I even increased sessions to 30. There is no limit in this test, nvdec is utilized 100% on all three gpus, there is no dramatic reduction in running 30, 60 or 90 sessions in 1,2 or three gpus concurrently.

results of the above test
20 sessions in one gpu, 2090 => 1800 fps
40 sessions in two gpus, 40
88 => 3520 fps
60 sessions in three gpus, 60*86 => 5160 fps

So the issue must be on multiple nvenc sessions.

The issue seems to be something in the ffmpeg code.

Before the following three commits, there is no problem.



@langdalepl: If I remember well there was a ticket in trac from a user mentioning the same issue.
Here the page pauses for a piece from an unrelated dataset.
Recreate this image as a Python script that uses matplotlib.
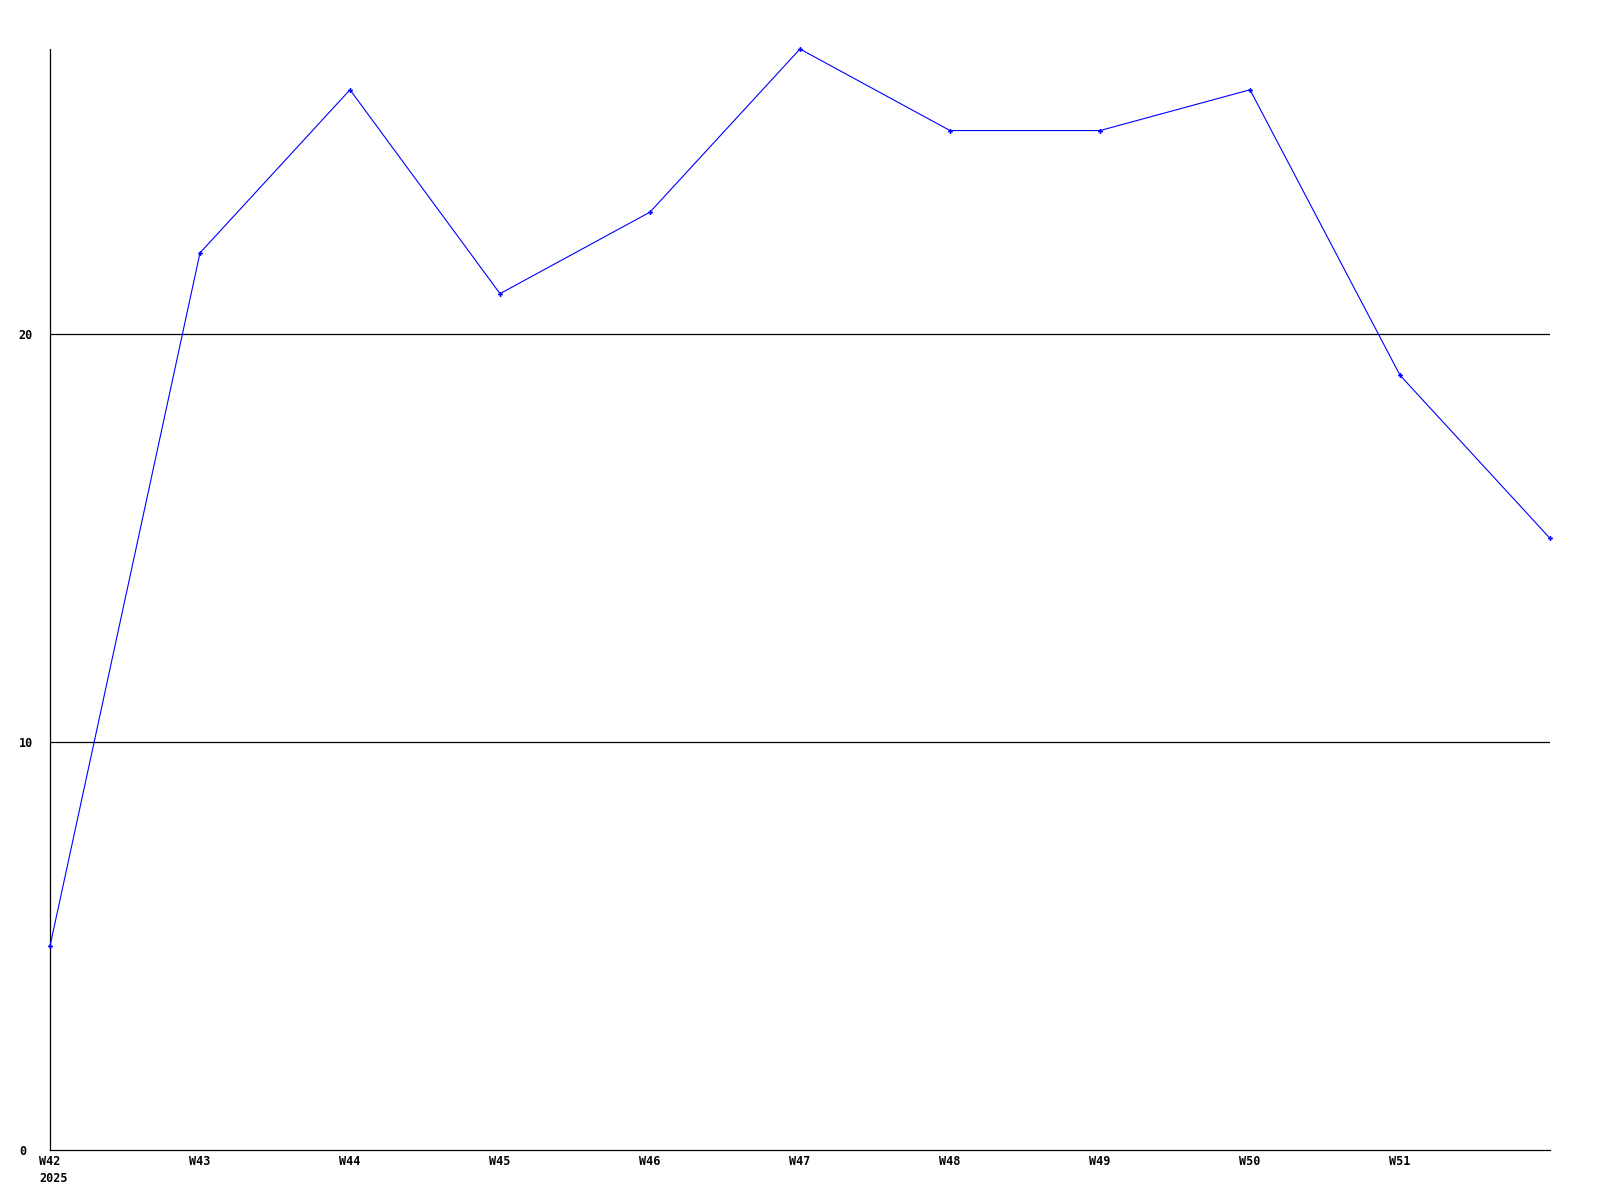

I can’t find it right now.

Applying following patch on current git fixes the issue but I don’t know how to explain it.

--- ffmpeg/libavcodec/nvenc.c	2019-04-08 20:53:19.745925070 +0300
+++ ffmpeg/libavcodec/nvenc.c	2019-04-08 20:55:51.619074973 +0300
@@ -1846,13 +1846,6 @@
                 res = nvenc_print_error(avctx, nv_status, "Failed unmapping input resource");
                 goto error;
             }
-            nv_status = p_nvenc->nvEncUnregisterResource(ctx->nvencoder, ctx->registered_frames[tmpoutsurf->reg_idx].regptr);
-            if (nv_status != NV_ENC_SUCCESS) {
-                res = nvenc_print_error(avctx, nv_status, "Failed unregistering input resource");
-                goto error;
-            }
-            ctx->registered_frames[tmpoutsurf->reg_idx].ptr = NULL;
-            ctx->registered_frames[tmpoutsurf->reg_idx].regptr = NULL;
         } else if (ctx->registered_frames[tmpoutsurf->reg_idx].mapped < 0) {
             res = AVERROR_BUG;
             goto error;

Hmm, could you open a ticket on trac.ffmpeg.org with this?
This is a serious regression.

@brainiarc7: There was a ticket on trac for the same issue, but original author didn’t explain the solution well for current git and got unnoticed. I can’t find it right now but I will and reopen it.

Cool, thanks.
Remember to propose the patch above.

Found it, this was the ticket:
http://trac.ffmpeg.org/ticket/7674

Will update its status there.

@malakudi any pointers as to how to capture multiple rtsp streams simultaneously and decode the frames,should i spawn new cpu process for each?